Mis padres tuvieron la suerte de prejubilarse con 63 años y, como les gustaba mucho la montaña, decidieron dejar su casa en Barcelona para ir a vivir a Olot, que está ubicada en una zona de naturaleza espectacular. A mi padre le gustaba salir en mountain bike y hacer rutas duras y largas. A mi madre le gustaban los largos paseos por los bosques mientras escuchaba el canto de los pájaros.
En Olot se alquilaron una casa y se la decoraron a su gusto. En el recibidor de la nueva casa mi madre colgó una foto de un pájaro acompañada de una frase que decía “El pájaro no canta porque está contento; el pájaro está contento porque canta”. Cada vez que iba a visitar a mis padres, al entrar en su casa, leía esta frase y se me fungía el ceño porque no terminaba de entenderla; mi madre me miraba tranquila y me sonreía, pero no me contaba qué significaba para ella.
Una mañana como muchas otras, a los pocos meses de estar viviendo en Olot, mi madre se sintió mareada y con vómitos. Unos días más tarde aún no había mejorado y decidió ir al hospital.

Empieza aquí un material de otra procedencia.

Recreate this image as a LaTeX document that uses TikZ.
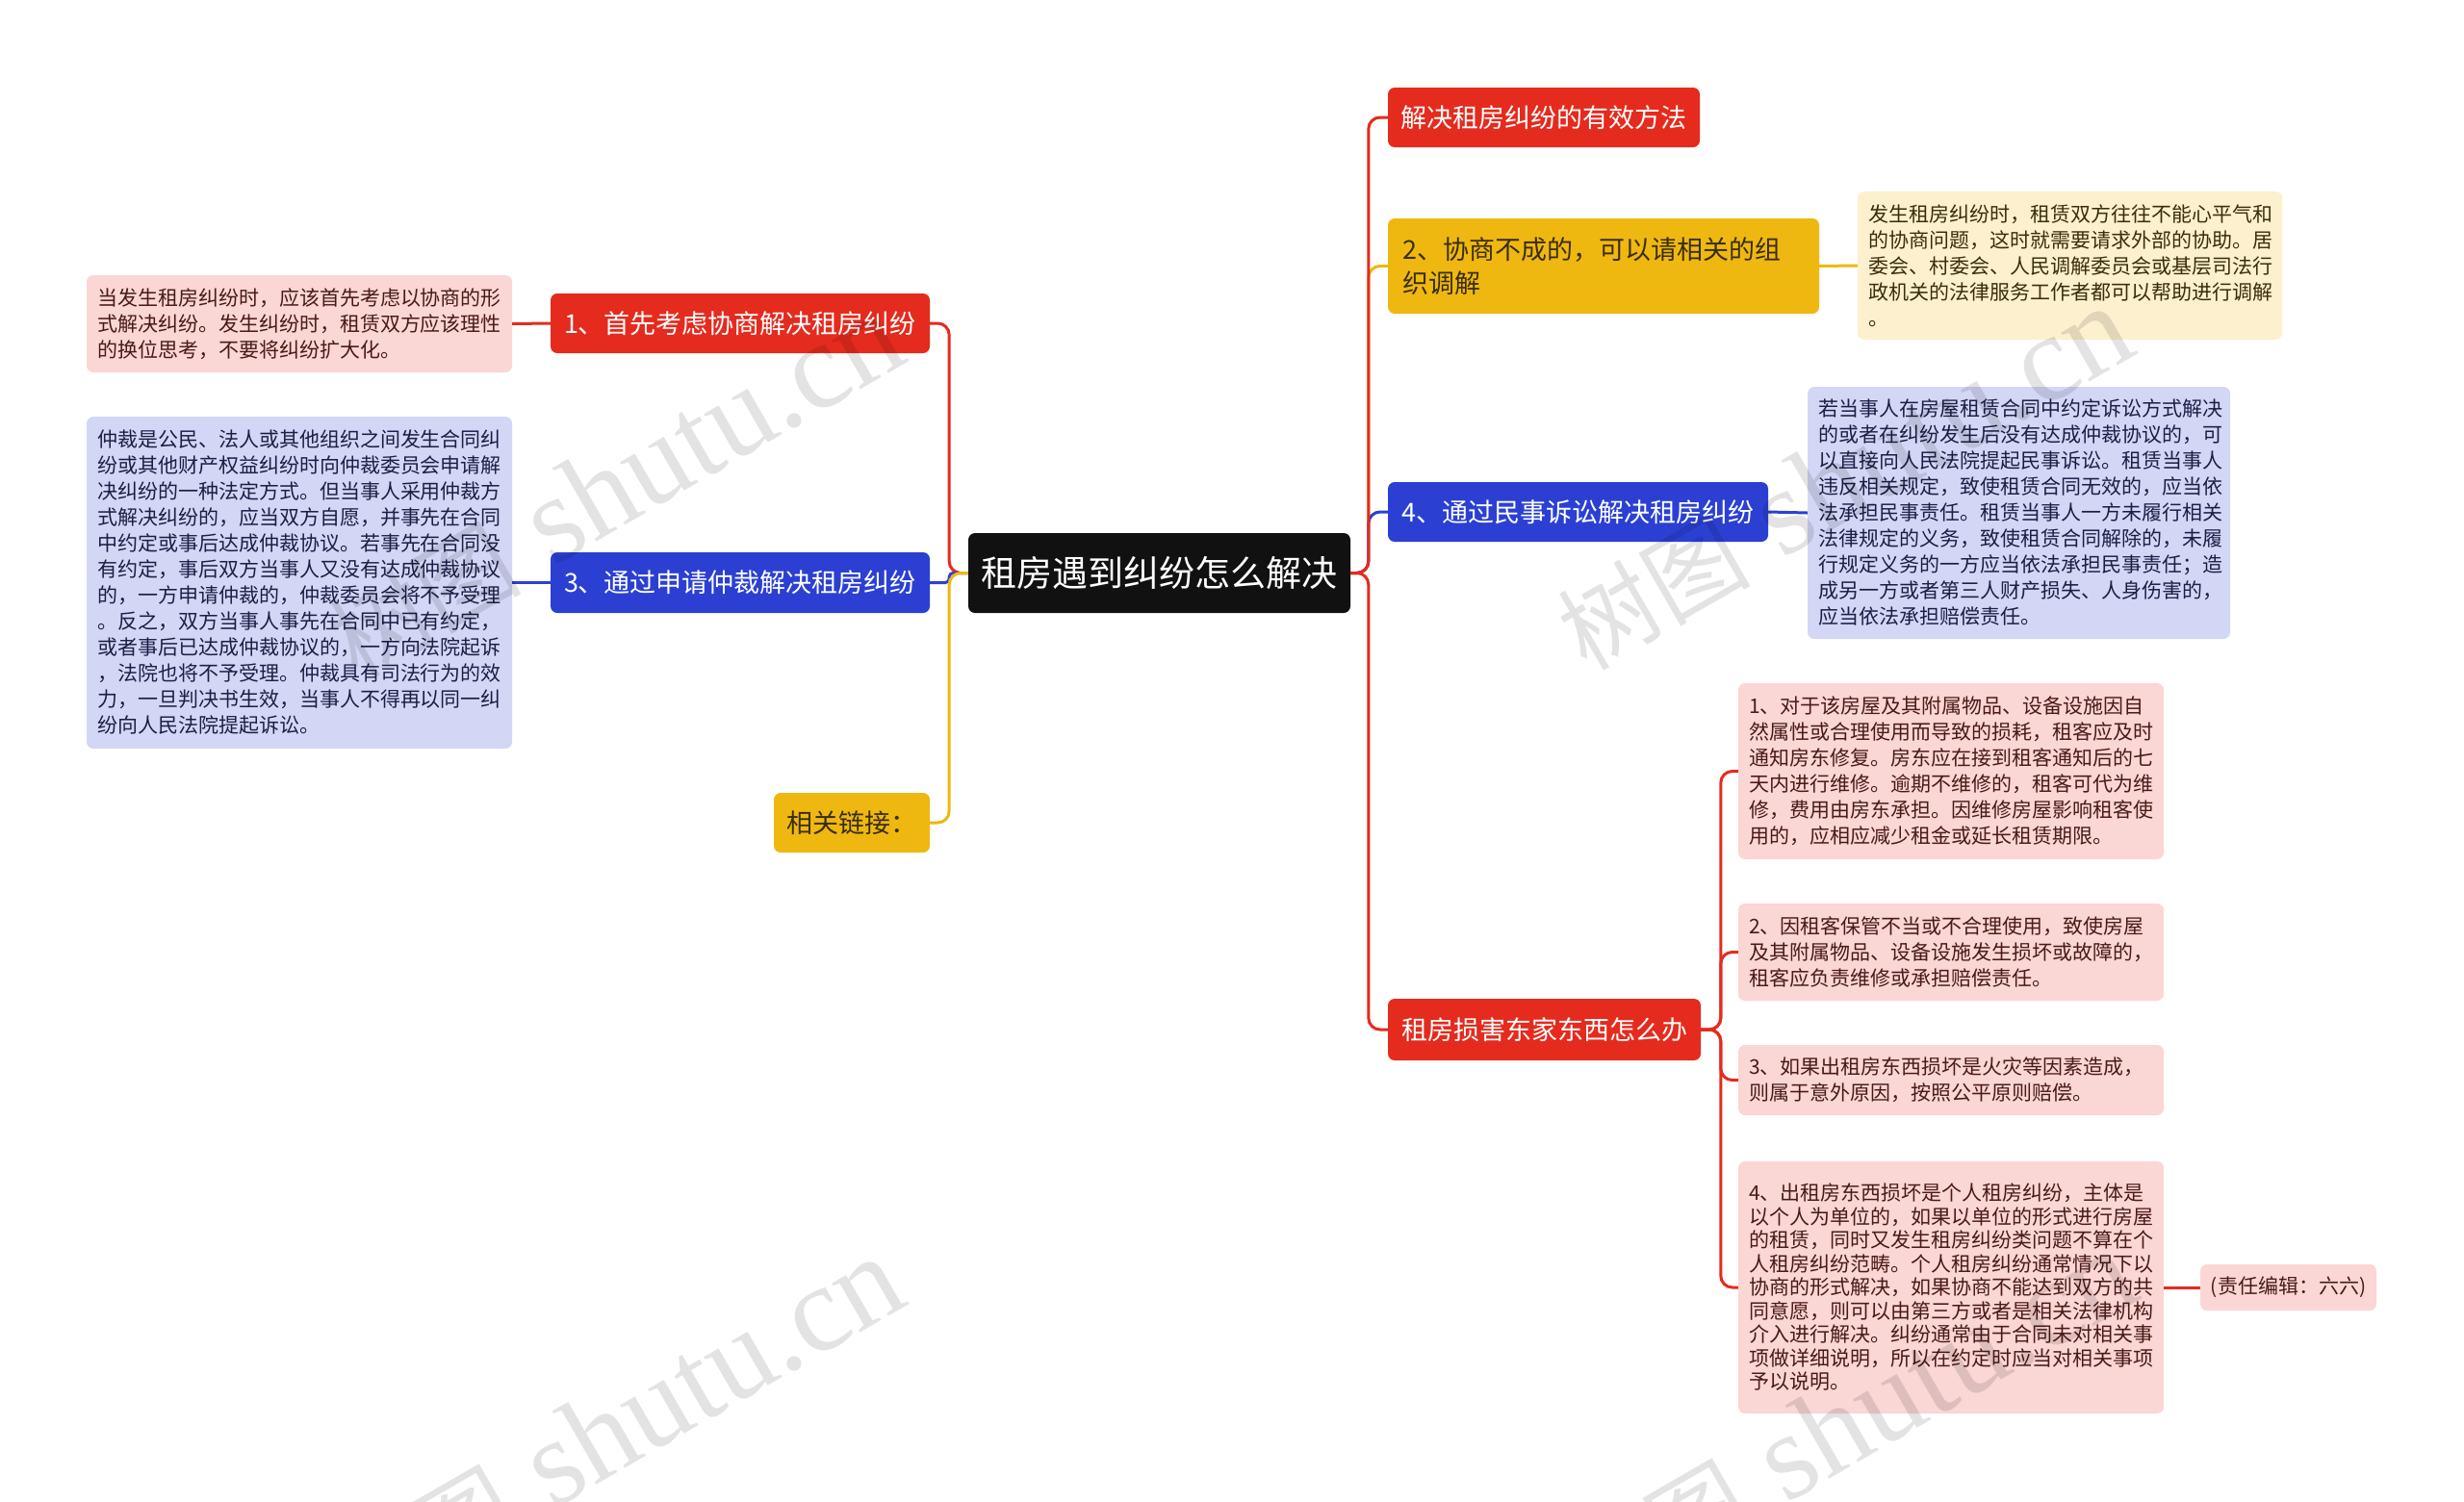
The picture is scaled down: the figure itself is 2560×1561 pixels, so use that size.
\documentclass[tikz,border=0pt]{standalone}
\usepackage{fontspec}
\setmainfont{Noto Sans CJK SC}
\newfontfamily\wmserif{Liberation Serif}
\definecolor{cred}{HTML}{E52B1E}
\definecolor{cblue}{HTML}{2B40D3}
\definecolor{cyel}{HTML}{EFB810}
\definecolor{ccenter}{HTML}{111111}
\definecolor{lpink}{HTML}{FAD6D4}
\definecolor{lblue}{HTML}{D3D7F6}
\definecolor{lyel}{HTML}{FCF0CF}
\definecolor{tpink}{HTML}{4A1A16}
\definecolor{tblue}{HTML}{1C1E45}
\definecolor{tyel}{HTML}{3A2E0A}
\newcommand{\wmtext}{{\fontsize{100}{100}\selectfont 树图}\hspace{34pt}{\wmserif\fontsize{128}{128}\selectfont shutu.cn}}
\begin{document}
\begin{tikzpicture}[x=1pt,y=-1pt,
  box/.style={rounded corners=7pt, inner sep=0pt, align=left},
  topic/.style={box, font=\fontsize{27}{35}\selectfont, text=white, align=center},
  redtopic/.style={topic, fill=cred},
  bluetopic/.style={topic, fill=cblue},
  yeltopic/.style={topic, fill=cyel, text=tyel},
  note/.style={box, font=\fontsize{21}{27}\selectfont, inner xsep=11pt, text width=420pt, minimum width=442pt},
  pinknote/.style={note, fill=lpink, text=tpink},
  bluenote/.style={note, fill=lblue, text=tblue},
  yelnote/.style={note, fill=lyel, text=tyel},
  link/.style={line width=3pt, rounded corners=12pt},
  wm/.style={text=black, text opacity=0.11, rotate=30, anchor=base east, inner sep=0pt}
]
\useasboundingbox (0,0) rectangle (2560,1561);
\fill[white] (0,0) rectangle (2560,1561);

% central topic
\node[box, fill=ccenter, text=white, font=\fontsize{37}{44}\selectfont, minimum width=397pt, minimum height=83pt, align=center] (center) at (1204.5,595.5) {租房遇到纠纷怎么解决};

% left topics
\node[redtopic, minimum width=394pt, minimum height=62pt] (n1) at (769,336) {1、首先考虑协商解决租房纠纷};
\node[bluetopic, minimum width=394pt, minimum height=63pt] (n3) at (769,605.5) {3、通过申请仲裁解决租房纠纷};
\node[yeltopic, minimum width=162pt, minimum height=62pt] (nlink) at (885,855) {相关链接：};

% right topics
\node[redtopic, minimum width=324pt, minimum height=62pt] (r1) at (1604,122) {解决租房纠纷的有效方法};
\node[yeltopic, align=left, inner xsep=15pt, text width=418pt, minimum width=448pt, minimum height=99pt] (r2) at (1666,276.5) {2、协商不成的，可以请相关的组\\织调解};
\node[bluetopic, minimum width=395pt, minimum height=62pt] (r4) at (1639.5,532) {4、通过民事诉讼解决租房纠纷};
\node[redtopic, minimum width=325pt, minimum height=64pt] (r5) at (1604.5,1070) {租房损害东家东西怎么办};

% left notes
\node[pinknote, minimum height=101pt] (A) at (311,336.5) {当发生租房纠纷时，应该首先考虑以协商的形\\式解决纠纷。发生纠纷时，租赁双方应该理性\\的换位思考，不要将纠纷扩大化。};
\node[bluenote, minimum height=345pt] (B) at (311,605.5) {仲裁是公民、法人或其他组织之间发生合同纠\\纷或其他财产权益纠纷时向仲裁委员会申请解\\决纠纷的一种法定方式。但当事人采用仲裁方\\式解决纠纷的，应当双方自愿，并事先在合同\\中约定或事后达成仲裁协议。若事先在合同没\\有约定，事后双方当事人又没有达成仲裁协议\\的，一方申请仲裁的，仲裁委员会将不予受理\\。反之，双方当事人事先在合同中已有约定，\\或者事后已达成仲裁协议的，一方向法院起诉\\，法院也将不予受理。仲裁具有司法行为的效\\力，一旦判决书生效，当事人不得再以同一纠\\纷向人民法院提起诉讼。};

% right notes
\node[yelnote, text width=419pt, minimum width=441pt, minimum height=154pt] (C) at (2150.5,276) {发生租房纠纷时，租赁双方往往不能心平气和\\的协商问题，这时就需要请求外部的协助。居\\委会、村委会、人民调解委员会或基层司法行\\政机关的法律服务工作者都可以帮助进行调解\\。};
\node[bluenote, text width=417pt, minimum width=439pt, minimum height=262pt] (D) at (2097.5,533) {若当事人在房屋租赁合同中约定诉讼方式解决\\的或者在纠纷发生后没有达成仲裁协议的，可\\以直接向人民法院提起民事诉讼。租赁当事人\\违反相关规定，致使租赁合同无效的，应当依\\法承担民事责任。租赁当事人一方未履行相关\\法律规定的义务，致使租赁合同解除的，未履\\行规定义务的一方应当依法承担民事责任；造\\成另一方或者第三人财产损失、人身伤害的，\\应当依法承担赔偿责任。};
\node[pinknote, minimum height=183pt] (P1) at (2027,801.5) {1、对于该房屋及其附属物品、设备设施因自\\然属性或合理使用而导致的损耗，租客应及时\\通知房东修复。房东应在接到租客通知后的七\\天内进行维修。逾期不维修的，租客可代为维\\修，费用由房东承担。因维修房屋影响租客使\\用的，应相应减少租金或延长租赁期限。};
\node[pinknote, minimum height=101pt] (P2) at (2027,989.5) {2、因租客保管不当或不合理使用，致使房屋\\及其附属物品、设备设施发生损坏或故障的，\\租客应负责维修或承担赔偿责任。};
\node[pinknote, minimum height=73pt] (P3) at (2027,1122.5) {3、如果出租房东西损坏是火灾等因素造成，\\则属于意外原因，按照公平原则赔偿。};
\node[pinknote, font=\fontsize{21}{24.5}\selectfont, minimum height=262pt] (P4) at (2027,1338) {4、出租房东西损坏是个人租房纠纷，主体是\\以个人为单位的，如果以单位的形式进行房屋\\的租赁，同时又发生租房纠纷类问题不算在个\\人租房纠纷范畴。个人租房纠纷通常情况下以\\协商的形式解决，如果协商不能达到双方的共\\同意愿，则可以由第三方或者是相关法律机构\\介入进行解决。纠纷通常由于合同未对相关事\\项做详细说明，所以在约定时应当对相关事项\\予以说明。};
\node[box, fill=lpink, text=tpink, font=\fontsize{21}{27}\selectfont, align=center, minimum width=183pt, minimum height=48pt] (E) at (2377.5,1338) {(责任编辑：六六)};

% connectors: left
\draw[link, cred] (center.west) -| ([xshift=20pt]n1.east) -- (n1.east);
\draw[link, cblue, rounded corners=4pt] (center.west) -| ([xshift=20pt]n3.east) -- (n3.east);
\draw[link, cyel] (center.west) -| ([xshift=20pt]nlink.east) -- (nlink.east);
% connectors: right
\draw[link, cyel] (center.east) -| ([xshift=-20pt]r2.west) -- (r2.west);
\draw[link, cblue] (center.east) -| ([xshift=-20pt]r4.west) -- (r4.west);
\draw[link, cred] (center.east) -| ([xshift=-20pt]r1.west) -- (r1.west);
\draw[link, cred] (center.east) -| ([xshift=-20pt]r5.west) -- (r5.west);
% topic to notes
\draw[link, cred] (n1.west) -- (A.east);
\draw[link, cblue] (n3.west) -- (B.east);
\draw[link, cyel] (r2.east) -- (C.west);
\draw[link, cblue] (r4.east) -- (D.west);
\draw[link, cred] (r5.east) -| ([xshift=-18pt]P1.west) -- (P1.west);
\draw[link, cred] (r5.east) -| ([xshift=-18pt]P2.west) -- (P2.west);
\draw[link, cred] (r5.east) -| ([xshift=-18pt]P3.west) -- (P3.west);
\draw[link, cred] (r5.east) -| ([xshift=-18pt]P4.west) -- (P4.west);
\draw[link, cred] (P4.east) -- (E.west);

% watermarks
\node[wm] (wm1) at (947,374) {\wmtext};
\node[wm] (wm2) at (2224,366) {\wmtext};
\node[wm] (wm3) at (947,1354) {\wmtext};
\node[wm] (wm4) at (2228,1348) {\wmtext};
\end{tikzpicture}
\end{document}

El médico le hizo una prueba pero no lo vio claro y la internó para que se quedara a pasar la noche. Esa noche se convirtieron en 4 días y tras diversas pruebas el doctor nos reunió a todos. Nos juntamos en su consulta mi madre, mi padre y los cuatro hermanos, de los que yo soy el mayor. La mirada del doctor ya delataba que algo no estaba bien. Entonces con una voz firme pero suave nos dio muy malas noticias. Nos dijo que mi madre sufría un cáncer que además estaba muy avanzado y que no tenía tratamiento posible.
Mi madre siempre fue una mujer fuerte y decidida, y no dudó en preguntarle al doctor: “¿Cuánto tiempo me queda?”. El médico respondió con la misma claridad con la que mi madre había formulado la pregunta: “Es difícil decirlo pero estamos hablando de poco tiempo; pueden ser dos semanas o dos meses”. A todos nos costaba respirar y el corazón nos latía acelerado. Entonces mi madre con una clarividencia tremenda dijo: “Bien. Quiero ir a casa a pasar mis últimos días”.
Fue entonces cuando sucedió algo que me sorprendió aún más. El día siguiente estábamos en el jardín de su casa sentados tranquilamente tomando un café y le pregunté a mi madre: “¿Cómo te encuentras?”. Y para mi sorpresa mi madre me contestó: “Estoy bien. Quiero estar bien. No se si me quedan dos semanas o dos meses pero quiero disfrutar cada uno de esos días con vosotros, de vuestra compañía, de las pequeñas cosas como tomar un café o leer el periódico. Y quiero disfrutar de los pájaros viendo como vienen aquí al jardín, se posan en el árbol y bajan a comer a la hierba.”
Después de esa conversación mi madre vivió 9 meses más y cada uno de los días de esos 9 meses la vi con una sonrisa en los labios. Nunca se quejó, nunca la vi triste, nunca la vi llorar ni desesperarse. Siempre estuvo contenta, feliz y con una sonrisa en los labios. Esa es la gran lección que me dio mi madre en sus últimos meses de su vida. Mi madre me enseñó que para ser feliz no hay que esperar a que todo sea maravilloso a tu alrededor. Muchos de nosotros esperamos a tener una casa más grande, a que nuestros hijos crezcan, a ganar más dinero o a jubilarnos para ser felices. Creemos que cuando todo sea perfecto en nuestra vida, cuando todos los astros estén alineados, entonces seremos felices; pero mi madre me enseñó que ser feliz depende de nosotros mismos, de cómo afrontemos la vida, de la actitud que tengamos, y no de las circunstancias que nos rodean.
Ahora cuando voy a visitar a mi padre y entro en su casa, aún veo la foto del pájaro con la frase que dice “El pájaro no canta porque está contento; el pájaro está contento porque canta”. Ahora entiendo qué significa, ahora entiendo qué quería decirme mi madre. En la vida hay que sonreír para ser feliz. Mi madre sonrió y me dio una gran lección.